Playful parties

It has been about four months since the last cuddle party was “held” in Madison. But on April 18, Cuddle Party facilitator Will Machay will be making another attempt at getting the social event to catch on with the college crowd.

According to the official Cuddle Party Web site, cuddle parties are designed for adults to explore communication, boundaries and affection. The idea was conceived in February 2004 by Reid Mihalko and Marcia Baczynski to bring clean, safe and welcomed affection to the world.

Machay described cuddle parties as basically a workshop about communication, boundaries and touch. He said typically 20 or so people will be in attendance.

Machay points out that participation is not required to interact with anyone and that it is a non-sexual event. Clothes are on the whole time, participants don’t have to touch anyone and are not required to do anything at all.

Machay first learned about the parties after seeing a story that the magazine Life and Style had done on the phenomenon. Machay became hooked on the idea of an organized get-together with people being able to touch and communicate. Coincidentally, in July 2004 a couple who had attended one of the first cuddle parties in New York City began to host them in Columbus, Ohio, where he lived at the time. Shortly thereafter, though, Machay moved to Wisconsin and was forced to travel all the way to Michigan to attend the events.

“I found myself basically so far away and it being inconvenient to go to a cuddle party,” Mackay said. “Then I decided, why don’t I get the training and start hosting (cuddle parties in Madison)?”

In the summer of 2007, Machay traveled to Seattle for the three-day event to gather the foundation of facilitation. It was a wonderful time, Machay said, adding that it was a good exploration of one’s self. Machay then had a six-month period in which he had to host three cuddle parties and write reports on the experiences. After that period, Machay finally got certified to run cuddle parties in early 2008.

It lasts about four hours and goes through a few phases.

“In the beginning, when people start arriving, they are directed to private changing areas where they change into pajamas,” Machay said. “From there we go through the welcome circle, which sets the tone for the event.”

Machay said the circle is a chance for people to get to know everyone in attendance and for the facilitators to go over the rules of the party. Facilitators will also talk about what it means, for instance, to communicate clearly to each other, challenging assumptions, exploring how people make assumptions and discussing ways to take care of yourself so you are clear to other people what your intentions are.

“It is there to teach people how to communicate with each other,” Machay said. “It lets everyone get the feel for how it operates.”

Ice-breaking exercises follow and get people interacting with each other, Machay said. Then, toward the end of the circle time, a cow-tipping exercise is done in which attendees pretend they are cows and, like cows do when in pasture, come together and bump up on each other and tip over onto their side.

“It gets everyone into a massive cuddling arrangement on the floor,” Machay said. “We effectively get everyone to cuddle on a temporary basis at that point, and then the open cuddling part of the event, which lasts two and a half hours, begins.”

According to the Web site, this is the time for participants to ask for what they want, say yes and no to requests and invitations, and cuddle according to their desires and comfort.
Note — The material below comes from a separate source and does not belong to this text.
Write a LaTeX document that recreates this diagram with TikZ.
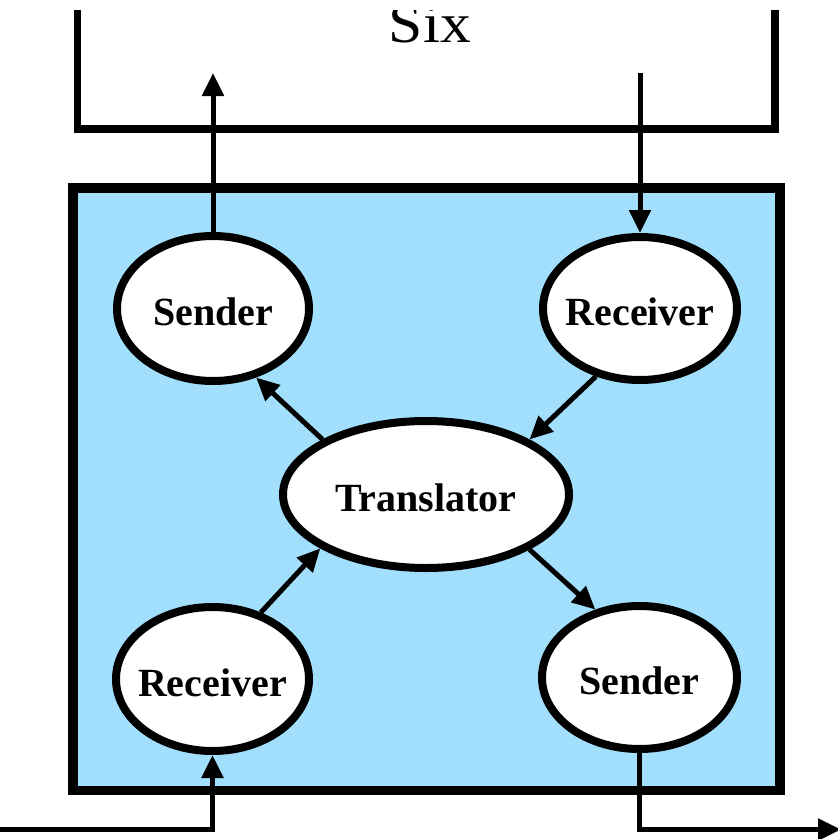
\documentclass[tikz,border=0pt]{standalone}
\usepackage{fontspec}
\setmainfont{Liberation Serif}
\usetikzlibrary{shapes.geometric,arrows.meta}
\definecolor{boxblue}{RGB}{161,223,252}
\tikzset{
  blob/.style={ellipse,draw=black,fill=white,line width=8pt,inner ysep=0pt,inner xsep=-40pt,
    text height=34pt,text depth=0pt,font=\fontsize{40}{40}\selectfont\bfseries},
  conn/.style={line width=5pt,-{Triangle[length=23pt,width=21pt]}},
  bracket/.style={line width=7.5pt},
  frame/.style={draw=black,fill=boxblue,line width=9.5pt}
}
\begin{document}
\begin{tikzpicture}[x=1pt,y=-1pt]
\useasboundingbox (0,0) rectangle (838,839);
% top bracket and its label
\begin{scope}
  \clip (0,10) rectangle (838,200);
  \draw[bracket] (77.5,0) -- (77.5,129) -- (775,129) -- (775,0);
  \node[anchor=base,xscale=1.1,font=\fontsize{56}{56}\selectfont] (six) at (430,42) {Six};
\end{scope}
% blue box
\draw[frame] (73,188) rectangle (780,790.5);
% nodes
\node[blob,minimum width=192pt,minimum height=145pt] (sTL) at (213,308.5) {Sender};
\node[blob,minimum width=194pt,minimum height=143pt] (rTR) at (640,308.5) {Receiver};
\node[blob,minimum width=286pt,minimum height=147pt] (tr) at (426,494.5) {Translator};
\node[blob,minimum width=193pt,minimum height=144pt] (rBL) at (212.5,679) {Receiver};
\node[blob,minimum width=195pt,minimum height=143pt] (sBR) at (639.5,677.5) {Sender};
% free ends
\coordinate (topY) at (0,73);
\coordinate (inL) at (0,829.5);
\coordinate (outR) at (841,829.5);
% connectors
\draw[conn] (sTL.north) -- (sTL.north |- topY);
\draw[conn] (rTR.north |- topY) -- (rTR.north);
\draw[conn] (tr.152.4) -- (sTL.302.4);
\draw[conn] (rTR.237.6) -- (tr.28);
\draw[conn] (rBL.54.6) -- (tr.207.7);
\draw[conn] (tr.332.2) -- (sBR.123.3);
\draw[conn,line width=5.5pt] (inL) -| (rBL.south);
\draw[conn,line width=5.5pt] (sBR.south) |- (outR);
\end{tikzpicture}
\end{document}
Machay said those who do participate, if wanting to touch someone, specifically ask him or her if they can touch a certain body part, to which he or she responds yes or no.

The Web site says some participants cuddle in groups, others one-on-one, while some like to talk and not cuddle for a time, or not at all. Cuddling can mean feet against feet, full-body hugs, head-rubs, spooning – it is up to the individuals. Configurations and positions shift significantly throughout the event.

Machay then said the last 20 minutes are devoted to the puppy pile, where participants pile on each other like puppies do when they sleep. Then to finish the session off, there is a closing circle in which all participants discuss what they felt about the event, any observations made, any funny memories and then a few words about how they are all feeling and what they expect as they leave.

There are many reasons people attend the events, Machay said, adding that the most popular reason is simply because people don’t get enough touch. Some people come to learn new skills for communicating clearly and confidently, some want to practice holding boundaries, and others even want to overcome massive social anxieties. Machay said he also sees people who just give on a regular basis but are free to receive instead of being givers when they attend the parties.

“It comes down to comfort,” Machay said. “The whole point is to be comfortable and relaxed and feeling like you did when you were little kids, and going back to innocent days when you were a little more carefree and relaxed.”